O3 Is Not a Magic Trick: Google's Monkey Paper Explores the Key Mechanisms Behind It
Explore Google's August research on scaling inference through repeated sampling, boosting performance by up to 40%. Learn how smaller models outperform larger ones, reducing costs.
The Inference Scaling Driven by O1/O3, Which Google Explored as Early as August This Year.
In August, teams from Stanford, Oxford, and Google DeepMind explored how to scale inference computation by leveraging repeated sampling — achieving up to a 40% performance improvement on coding tasks.
They discovered that smaller models, by generating multiple answers or samples, could perform better on some tasks than larger models making a single attempt. For instance, DeepSeek-Coder, when using five repeated samples, outperformed GPT-4o while costing only one-third of the latter.

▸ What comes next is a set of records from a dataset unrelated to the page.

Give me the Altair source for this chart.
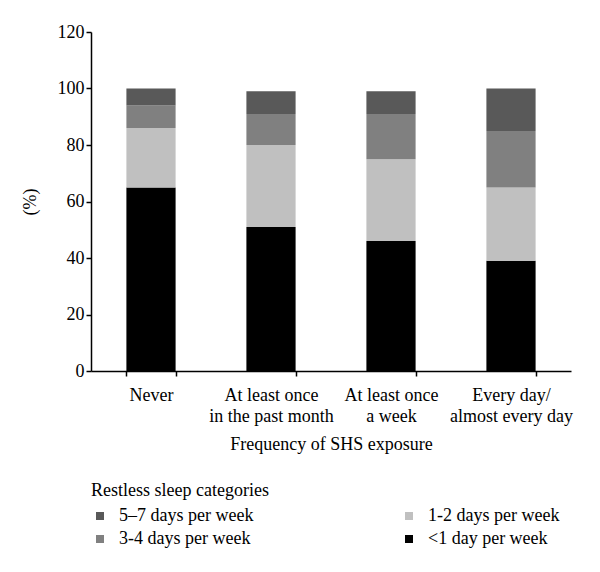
import altair as alt
import pandas as pd

exposure = ["Never", "At least once|in the past month", "At least once|a week", "Every day/|almost every day"]
categories = ["5–7 days per week", "3-4 days per week", "1-2 days per week", "<1 day per week"]
stack_order = {"<1 day per week": 0, "1-2 days per week": 1, "3-4 days per week": 2, "5–7 days per week": 3}
colors = ["#595959", "#808080", "#c0c0c0", "#000000"]

lt1 = [65, 51, 46, 39]
d12 = [21, 29, 29, 26]
d34 = [8, 11, 16, 20]
d57 = [6, 8, 8, 15]

rows = []
for i, e in enumerate(exposure):
    for cat, vals in [("<1 day per week", lt1), ("1-2 days per week", d12),
                      ("3-4 days per week", d34), ("5–7 days per week", d57)]:
        rows.append({"exposure": e, "category": cat, "value": vals[i], "ord": stack_order[cat]})
df = pd.DataFrame(rows)

FONT = "Liberation Serif"

chart = alt.Chart(df).mark_bar().encode(
    x=alt.X("exposure:N", sort=exposure,
            scale=alt.Scale(paddingInner=0.59, paddingOuter=0.295),
            axis=alt.Axis(title="Frequency of SHS exposure", labelAngle=0,
                          labelExpr="split(datum.label, '|')", tickBand="extent",
                          labelLineHeight=21, labelPadding=10, titlePadding=10)),
    y=alt.Y("value:Q", stack="zero",
            scale=alt.Scale(domain=[0, 120]),
            axis=alt.Axis(title="(%)", values=[0, 20, 40, 60, 80, 100, 120], grid=False,
                          titlePadding=18)),
    color=alt.Color("category:N",
                    scale=alt.Scale(domain=categories, range=colors),
                    legend=alt.Legend(title="Restless sleep categories", orient="none",
                                      legendX=0, legendY=450, columns=2, columnPadding=146,
                                      symbolType="square", symbolSize=64, symbolStrokeWidth=0,
                                      labelOffset=10, rowPadding=5, titlePadding=7)),
    order=alt.Order("ord:Q"),
).properties(
    width=480, height=339,
    autosize=alt.AutoSizeParams(type="none"),
    padding={"left": 83, "top": 24, "right": 21, "bottom": 193},
).configure_view(stroke=None).configure_axis(
    labelFont=FONT, titleFont=FONT, labelFontSize=18, titleFontSize=18,
    labelColor="#000", titleColor="#000", titleFontWeight="normal",
    domainColor="#000", tickColor="#000", tickSize=5, domainWidth=1.5, tickWidth=1.5,
).configure_legend(
    labelFont=FONT, titleFont=FONT, labelFontSize=18, titleFontSize=18,
    labelColor="#000", titleColor="#000", titleFontWeight="normal", labelLimit=300,
)

chart.save("out.html", embed_options={"renderer": "svg", "actions": False})
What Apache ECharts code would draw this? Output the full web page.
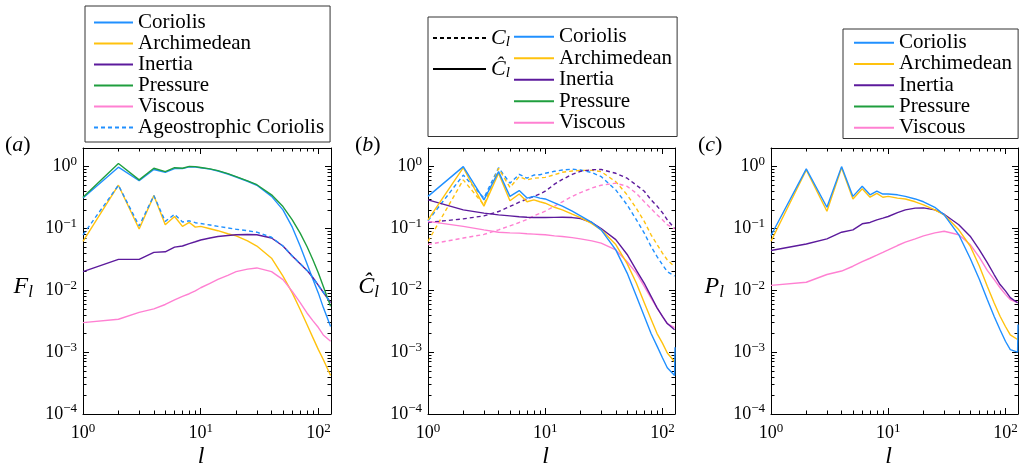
<!DOCTYPE html>
<html>
<head>
<meta charset="utf-8">
<title>Force spectra</title>
<script src="https://cdn.jsdelivr.net/npm/echarts@6/dist/echarts.min.js"></script>
<style>
  html, body { margin: 0; padding: 0; background: #fff; }
  #main { width: 1029px; height: 473px; }
</style>
</head>
<body>
<div id="main"></div>
<script>
// spherical harmonic degree l (last entry only used by the Coriolis curves of b and c)
var L = [1, 2, 3, 4, 5, 6, 7, 8, 9, 10, 12, 14, 17, 20, 25, 30, 40, 50, 60, 70, 80, 90, 100, 110, 127, 128];

// (a) F_l
var aCoriolis    = [0.31, 0.98, 0.59, 0.90, 0.81, 0.93, 0.93, 0.99, 0.98, 0.96, 0.91, 0.85, 0.76, 0.68, 0.58, 0.50, 0.33, 0.20, 0.105, 0.052, 0.027, 0.015, 0.009, 0.0053, 0.0026];
var aArchimedean = [0.062, 0.50, 0.098, 0.34, 0.115, 0.156, 0.108, 0.125, 0.105, 0.108, 0.099, 0.092, 0.082, 0.076, 0.063, 0.052, 0.033, 0.017, 0.0091, 0.0049, 0.0028, 0.0017, 0.0011, 0.00076, 0.00042];
var aInertia     = [0.020, 0.0316, 0.0316, 0.041, 0.042, 0.050, 0.052, 0.057, 0.061, 0.065, 0.070, 0.074, 0.077, 0.079, 0.080, 0.079, 0.070, 0.052, 0.036, 0.027, 0.021, 0.016, 0.012, 0.0093, 0.0063];
var aPressure    = [0.32, 1.12, 0.61, 0.94, 0.83, 0.96, 0.94, 1.01, 1.00, 0.97, 0.92, 0.86, 0.77, 0.69, 0.59, 0.51, 0.35, 0.226, 0.138, 0.084, 0.051, 0.031, 0.019, 0.0116, 0.0055];
var aViscous     = [0.0030, 0.0034, 0.0044, 0.0050, 0.0059, 0.0070, 0.0080, 0.0088, 0.0098, 0.011, 0.013, 0.015, 0.0175, 0.020, 0.022, 0.023, 0.020, 0.0149, 0.0096, 0.0063, 0.0043, 0.0032, 0.0025, 0.0019, 0.0015];
var aAgeo        = [0.079, 0.50, 0.11, 0.34, 0.13, 0.17, 0.127, 0.133, 0.124, 0.12, 0.114, 0.108, 0.102, 0.097, 0.092, 0.087, 0.072, 0.052, 0.036, 0.027, 0.021, 0.016, 0.012, 0.0093, 0.0063];

// (b) C_l (dashed) and C-hat_l (solid)
var bCoriolisHat    = [0.33, 1.0, 0.29, 0.83, 0.33, 0.41, 0.31, 0.33, 0.31, 0.30, 0.26, 0.23, 0.19, 0.16, 0.125, 0.095, 0.045, 0.019, 0.008, 0.0038, 0.002, 0.00125, 0.00081, 0.00056, 0.00042, 0.0012];
var bArchimedeanHat = [0.138, 0.96, 0.23, 0.78, 0.28, 0.36, 0.27, 0.29, 0.27, 0.256, 0.22, 0.20, 0.17, 0.15, 0.12, 0.095, 0.055, 0.027, 0.013, 0.0063, 0.0034, 0.002, 0.0014, 0.00097, 0.0007];
var bInertiaHat     = [0.29, 0.20, 0.177, 0.166, 0.16, 0.155, 0.152, 0.15, 0.15, 0.15, 0.151, 0.152, 0.15, 0.145, 0.125, 0.10, 0.066, 0.038, 0.021, 0.013, 0.008, 0.0052, 0.0038, 0.0029, 0.0023];
var bViscousHat     = [0.13, 0.108, 0.095, 0.087, 0.085, 0.084, 0.082, 0.081, 0.08, 0.079, 0.076, 0.074, 0.071, 0.068, 0.063, 0.058, 0.045, 0.029, 0.019, 0.0116, 0.0075, 0.0052, 0.0038, 0.0029, 0.0025];
var bCoriolis       = [0.133, 0.73, 0.31, 0.96, 0.54, 0.75, 0.65, 0.73, 0.74, 0.78, 0.84, 0.88, 0.91, 0.88, 0.80, 0.69, 0.42, 0.24, 0.138, 0.084, 0.051, 0.035, 0.026, 0.020, 0.017];
var bArchimedean    = [0.062, 0.61, 0.24, 0.94, 0.46, 0.69, 0.61, 0.65, 0.66, 0.67, 0.74, 0.81, 0.85, 0.87, 0.87, 0.83, 0.57, 0.35, 0.21, 0.13, 0.079, 0.055, 0.040, 0.031, 0.024];
var bInertia        = [0.125, 0.143, 0.16, 0.188, 0.227, 0.266, 0.30, 0.33, 0.36, 0.40, 0.52, 0.62, 0.75, 0.84, 0.89, 0.90, 0.78, 0.65, 0.50, 0.40, 0.29, 0.23, 0.18, 0.138, 0.10];
var bViscous        = [0.055, 0.07, 0.08, 0.095, 0.11, 0.125, 0.14, 0.16, 0.175, 0.19, 0.23, 0.27, 0.33, 0.38, 0.45, 0.50, 0.54, 0.48, 0.37, 0.27, 0.21, 0.166, 0.138, 0.115, 0.098];

// (c) P_l
var cCoriolis    = [0.077, 0.92, 0.22, 1.0, 0.33, 0.48, 0.35, 0.40, 0.36, 0.36, 0.35, 0.33, 0.30, 0.27, 0.22, 0.166, 0.079, 0.033, 0.015, 0.0071, 0.0038, 0.0023, 0.0015, 0.0011, 0.001, 0.0028];
var cArchimedean = [0.062, 0.88, 0.19, 0.96, 0.30, 0.44, 0.32, 0.37, 0.32, 0.33, 0.31, 0.30, 0.27, 0.24, 0.20, 0.166, 0.095, 0.052, 0.0245, 0.0116, 0.0063, 0.0038, 0.0026, 0.0019, 0.0016];
var cInertia     = [0.044, 0.056, 0.068, 0.087, 0.095, 0.119, 0.125, 0.138, 0.147, 0.156, 0.18, 0.20, 0.213, 0.215, 0.20, 0.17, 0.115, 0.075, 0.045, 0.028, 0.018, 0.0124, 0.0098, 0.0076, 0.0063];
var cViscous     = [0.012, 0.0135, 0.018, 0.0205, 0.0245, 0.029, 0.033, 0.037, 0.041, 0.045, 0.053, 0.06, 0.068, 0.076, 0.085, 0.09, 0.079, 0.055, 0.034, 0.021, 0.015, 0.011, 0.0086, 0.0071, 0.0063];

var xTickExp = [0, 1, 2];
var yTickExp = [-4, -3, -2, -1, 0];

var X_MIN = 1, X_MAX = 128, Y_MIN = 1e-4, Y_MAX = 2;
var SERIF = 'Liberation Serif';
var COL = {
  coriolis: '#2090ff',
  archimedean: '#ffc20e',
  inertia: '#5c1a9c',
  pressure: '#1f9e3e',
  viscous: '#ff80d2'
};

var grids = [
  { left: 83, top: 148, width: 248, height: 266 },
  { left: 428, top: 148, width: 247, height: 266 },
  { left: 771, top: 148, width: 247, height: 266 }
];

// tick positions in log10 space for the overlay axes
var xMinor = [], yMinor = [];
for (var d = 0; d < 2; d++) for (var k = 2; k < 10; k++) xMinor.push(d + Math.log10(k));
for (var e = -4; e < 0; e++) for (var m = 2; m < 10; m++) yMinor.push(e + Math.log10(m));

function pow10(v) {
  var n = Math.round(v);
  return '10{s|' + (n < 0 ? '\u2212' + (-n) : n) + '}';
}

function tickAxis(isX, g, pos, ticks, len, withLine, labels) {
  var ax = {
    type: 'value', gridIndex: g, position: pos,
    min: isX ? Math.log10(X_MIN) : Math.log10(Y_MIN),
    max: isX ? Math.log10(X_MAX) : Math.log10(Y_MAX),
    axisLine: { show: withLine, onZero: false, lineStyle: { color: '#000', width: 1 } },
    axisTick: { show: true, inside: true, length: len, customValues: ticks, lineStyle: { color: '#000', width: 1 } },
    axisLabel: { show: false },
    splitLine: { show: false },
    silent: true
  };
  if (labels) {
    ax.axisLabel = {
      show: true, customValues: labels, margin: isX ? 8 : 6, formatter: pow10,
      color: '#000', fontFamily: SERIF, fontSize: 18,
      rich: { s: { fontFamily: SERIF, fontSize: 13, color: '#000', padding: [0, 0, 10, 0] } }
    };
  }
  return ax;
}

var xAxes = [], yAxes = [];
for (var g = 0; g < 3; g++) {
  xAxes.push({ type: 'log', gridIndex: g, min: X_MIN, max: X_MAX, show: false });
  xAxes.push(tickAxis(true, g, 'bottom', xTickExp, 6, true, xTickExp));
  xAxes.push(tickAxis(true, g, 'bottom', xMinor, 3.5, false));
  xAxes.push(tickAxis(true, g, 'top', xTickExp, 6, true));
  xAxes.push(tickAxis(true, g, 'top', xMinor, 3.5, false));
  yAxes.push({ type: 'log', gridIndex: g, min: Y_MIN, max: Y_MAX, show: false });
  yAxes.push(tickAxis(false, g, 'left', yTickExp, 6, true, yTickExp));
  yAxes.push(tickAxis(false, g, 'left', yMinor, 3.5, false));
  yAxes.push(tickAxis(false, g, 'right', yTickExp, 6, true));
  yAxes.push(tickAxis(false, g, 'right', yMinor, 3.5, false));
}

function line(name, g, vals, color, dashed) {
  var pts = vals.map(function (v, i) { return [L[i], v]; });
  return {
    type: 'line', name: name, xAxisIndex: g * 5, yAxisIndex: g * 5,
    data: pts, symbol: 'none', silent: true, animation: false,
    itemStyle: { color: color },
    lineStyle: { color: color, width: 1.4, type: dashed ? [4, 3] : 'solid' }
  };
}

var series = [
  line('Coriolis', 0, aCoriolis, COL.coriolis),
  line('Archimedean', 0, aArchimedean, COL.archimedean),
  line('Inertia', 0, aInertia, COL.inertia),
  line('Pressure', 0, aPressure, COL.pressure),
  line('Viscous', 0, aViscous, COL.viscous),
  line('Ageostrophic Coriolis', 0, aAgeo, COL.coriolis, true),

  line('C', 1, [], '#000', true),
  line('Chat', 1, [], '#000'),
  line('Coriolis', 1, bCoriolis, COL.coriolis, true),
  line('Archimedean', 1, bArchimedean, COL.archimedean, true),
  line('Inertia', 1, bInertia, COL.inertia, true),
  line('Viscous', 1, bViscous, COL.viscous, true),
  line('Viscous', 1, bViscousHat, COL.viscous),
  line('Inertia', 1, bInertiaHat, COL.inertia),
  line('Archimedean', 1, bArchimedeanHat, COL.archimedean),
  line('Coriolis', 1, bCoriolisHat, COL.coriolis),

  line('Viscous', 2, cViscous, COL.viscous),
  line('Inertia', 2, cInertia, COL.inertia),
  line('Archimedean', 2, cArchimedean, COL.archimedean),
  line('Coriolis', 2, cCoriolis, COL.coriolis)
];

var legendText = { color: '#000', fontFamily: SERIF, fontSize: 21 };
function legendBox(opts) {
  var base = {
    orient: 'vertical', itemWidth: 40, itemHeight: 12, itemGap: 0,
    borderColor: '#333', borderWidth: 1, borderRadius: 0,
    selectedMode: false, itemStyle: { opacity: 0 }
  };
  for (var key in opts) base[key] = opts[key];
  return base;
}

var legends = [
  legendBox({
    data: ['Coriolis', 'Archimedean', 'Inertia', 'Pressure', 'Viscous', 'Ageostrophic Coriolis'],
    left: 85, top: 6, padding: [6, 6, 4, 8], itemWidth: 39, backgroundColor: '#fff',
    textStyle: Object.assign({ lineHeight: 20.4 }, legendText)
  }),
  legendBox({
    data: ['Coriolis', 'Archimedean', 'Inertia', 'Pressure', 'Viscous'],
    left: 428, top: 17, padding: [9, 5, 3, 85],
    textStyle: Object.assign({ lineHeight: 21.5 }, legendText)
  }),
  {
    orient: 'vertical', data: ['C', 'Chat'], left: 432, top: 26, padding: 0,
    itemWidth: 53, itemHeight: 12, itemGap: 7, selectedMode: false,
    itemStyle: { opacity: 0 },
    formatter: function (name) { return name === 'C' ? '{i|C}{s|l}' : '{i|\u0108}{s|l}'; },
    textStyle: {
      color: '#000', fontFamily: SERIF, lineHeight: 24,
      rich: {
        i: { fontFamily: SERIF, fontStyle: 'italic', fontSize: 22, color: '#000' },
        s: { fontFamily: SERIF, fontStyle: 'italic', fontSize: 15, color: '#000', padding: [9, 0, 0, 0] }
      }
    }
  },
  legendBox({
    data: ['Coriolis', 'Archimedean', 'Inertia', 'Pressure', 'Viscous'],
    left: 843, top: 29, padding: [3, 6, 0, 10], backgroundColor: '#fff',
    textStyle: Object.assign({ lineHeight: 21.3 }, legendText)
  })
];

var italicRich = {
  i: { fontFamily: SERIF, fontStyle: 'italic', fontSize: 24, fill: '#000' },
  s: { fontFamily: SERIF, fontStyle: 'italic', fontSize: 17, fill: '#000', padding: [11, 0, 0, 0] }
};
function label(x, y, text, align, size, rich) {
  return {
    type: 'text', x: x, y: y, silent: true,
    style: {
      text: text, fill: '#000', fontFamily: SERIF, fontSize: size,
      align: align, verticalAlign: 'middle', textAlign: align, textVerticalAlign: 'middle',
      rich: rich
    }
  };
}
var panelRich = { i: { fontFamily: SERIF, fontStyle: 'italic', fontSize: 22, fill: '#000' } };

var graphics = [
  label(5, 145, '({i|a})', 'left', 22, panelRich),
  label(355, 145, '({i|b})', 'left', 22, panelRich),
  label(698, 145, '({i|c})', 'left', 22, panelRich),
  label(33, 287, '{i|F}{s|l}', 'right', 24, italicRich),
  label(379, 287, '{i|\u0108}{s|l}', 'right', 24, italicRich),
  label(724, 287, '{i|P}{s|l}', 'right', 24, italicRich)
];
for (var p = 0; p < 3; p++) {
  var cx = grids[p].left + grids[p].width / 2 - 6;
  graphics.push(label(cx, 457, '{i|l}', 'center', 24, italicRich));
}

var chart = echarts.init(document.getElementById('main'), null, { renderer: 'canvas' });
chart.setOption({
  backgroundColor: '#fff',
  animation: false,
  grid: grids.map(function (gr) {
    return Object.assign({ outerBoundsMode: 'none', containLabel: false }, gr);
  }),
  xAxis: xAxes,
  yAxis: yAxes,
  legend: legends,
  graphic: graphics,
  series: series
});
</script>
</body>
</html>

What Does This Paper Discuss?
The paper, titled Monkey, draws inspiration from the Infinite Monkey Theorem. According to the theorem, if a monkey randomly presses keys on a typewriter for an infinite amount of time, it will almost certainly type any given text.
In the context of large models, as long as enough samples are drawn, a large model will eventually find the correct solution. The method described in this paper involves repeated sampling: first, the model generates multiple candidate solutions to a given problem, then a domain-specific validator (such as code unit tests) selects the final answer from the generated samples.